Pourquoi Barnier tient tant à garder la tutelle de ces ministères
POLITIQUE – Un Barnier bien chargé. Après quinze jours de tractations et négociations, le secrétaire général de l’Élysée Alexis Kohler a annoncé ce samedi 21 septembre la composition du premier gouvernement de l’ère Michel Barnier à Matignon.
L’équipe est étoffée, avec 39 ministres, et renforcée sur son aile droite comme jamais depuis la présidence de Nicolas Sarkozy. Au sein de ce nouvel effectif, le chef de l’État Emmanuel Macron a pu conserver son pré carré avec la reconduction de Sébastien Lecornu (Renaissance) aux Armées et la nomination de Jean-Noël Barrot (MoDem) aux Affaires étrangères. Plus significatif encore, Michel Barnier a fait en sorte d’avoir le sien.
Au total, six ministres sont directement rattachés au chef du gouvernement. À titre de comparaison, Gabriel Attal avait, lui, la tutelle de trois ministres délégués, dont le porte-parolat et les relations avec le Parlement. Michel Barnier récupère pour sa part des sujets très politiques. Un choix qui ne doit rien au hasard.
Barnier l’Européen
Parmi ces domaines « réservés », il n’est pas étonnant de retrouver tout d’abord les affaires européennes. Alexis Kohler a effectivement annoncé que le nouveau ministre délégué à l’Europe, Benjamin Haddad (Renaissance), sera désormais rattaché à Matignon, en plus du quai d’Orsay, comme habituellement.

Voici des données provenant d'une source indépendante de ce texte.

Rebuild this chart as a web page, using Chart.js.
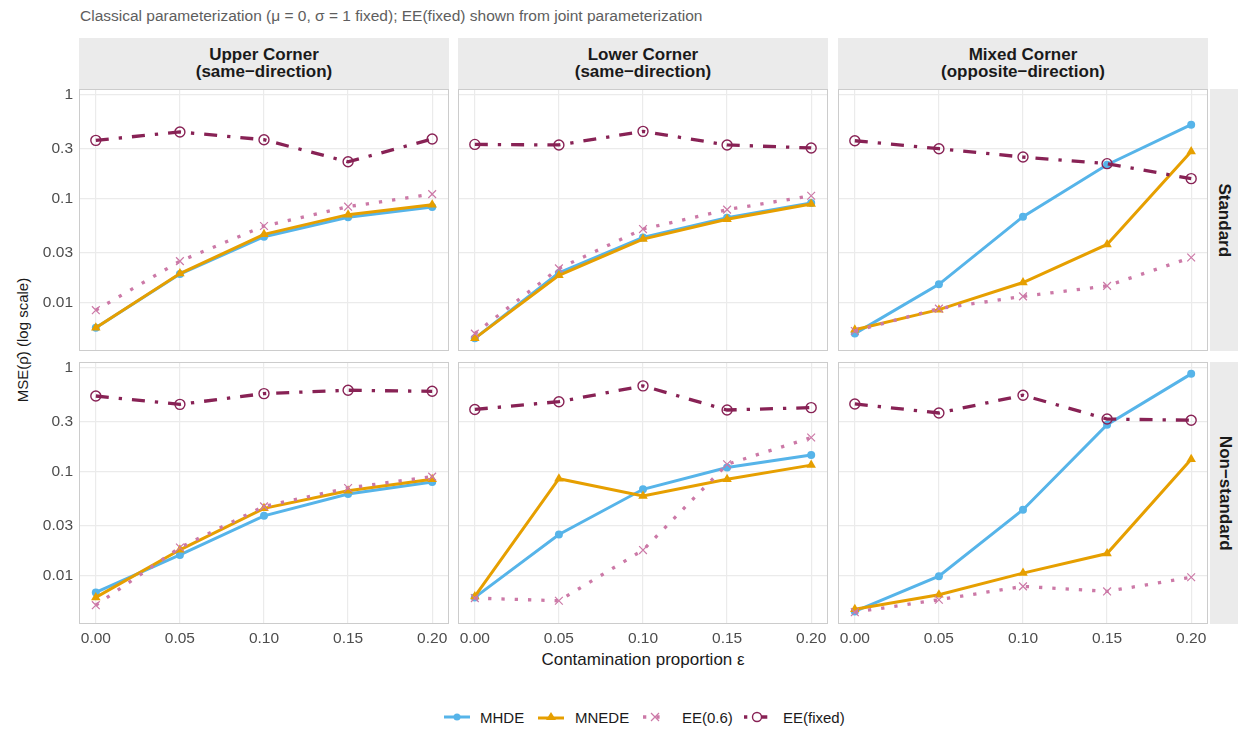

Une façon pour Michel Barnier, ancien négociateur du « Brexit », de garder un œil sur des enjeux qui lui sont chers, malgré le souhait d’Emmanuel Macron de garder la main sur les sujets internationaux. Comme une sorte de continuité pour cet europhile convaincu, ancien eurodéputé, commissaire européen à deux reprises, ou ministre chargé des Affaires européennes (sous Jacques Chirac).
Au-delà de cet attrait personnel, le choix est d’autant plus significatif dans la période actuelle, que le gouvernement français a des épreuves à passer devant la Commission européenne. Il doit effectivement lui présenter rapidement son plan de réduction du déficit, après avoir réclamé un premier délai début septembre sur fond de nouveau dérapage des comptes.
Barnier le trésorier
C’est donc dans ce contexte périlleux que Michel Barnier a fait le choix de récupérer dans son escarcelle le ministère du Budget. Traditionnellement, le garant des comptes publics (en l’occurrence Laurent Saint-Martin, un ancien député macroniste) est à Bercy, avec le ministre de l’Économie et des Finances (désormais Sylvain Armand, un élu Renaissance). C’était le cas avec le duo Bruno Le Maire et Thomas Cazenave ou avec Gabriel Attal et Olivier Dussopt avant lui.
Cela ne le sera plus. Objet de « tractations » jusqu’à la dernière minute, selon Le Monde, cette partition est une façon, pour le Premier ministre, d’avoir une prise conséquente sur l’élaboration du budget 2025, la priorité numéro un dans un contexte de dérapage budgétaire et de croissance atone.
Une tâche particulièrement délicate et qui a déjà pris un retard inédit, malgré la pression de l’Assemblée nationale. Difficile également de ne pas voir derrière ce choix très singulier le souhait de Michel Barnier d’éviter « une forteresse » à Bercy, avec deux ministres qui ne sont pas de son camp.
Barnier l’Ultramarin ?
Enfin, le locataire de Matignon reprend le ministère (de plein exercice cette fois) des Outre-Mer sous sa tutelle. Sous Gabriel Attal, celui-ci était rattaché au ministère de l’Intérieur, un choix dénoncé par plusieurs élus et acteurs locaux, comme reflet d’une approche trop sécuritaire.
Il faut dire, aussi, que ce portefeuille est ultrasensible et émaillé d’urgences, en Nouvelle-Calédonie – où treize personnes sont mortes dans les violences depuis mai. Mais aussi en Martinique – en proie aux tensions ces derniers jours -, en Guadeloupe – touchée par des grèves d’agents EDF – ou encore à Mayotte. Les dossiers du nouveau ministre, le sénateur LR François-Noël Buffet, sont donc nombreux. Ceux de Michel Barnier aussi.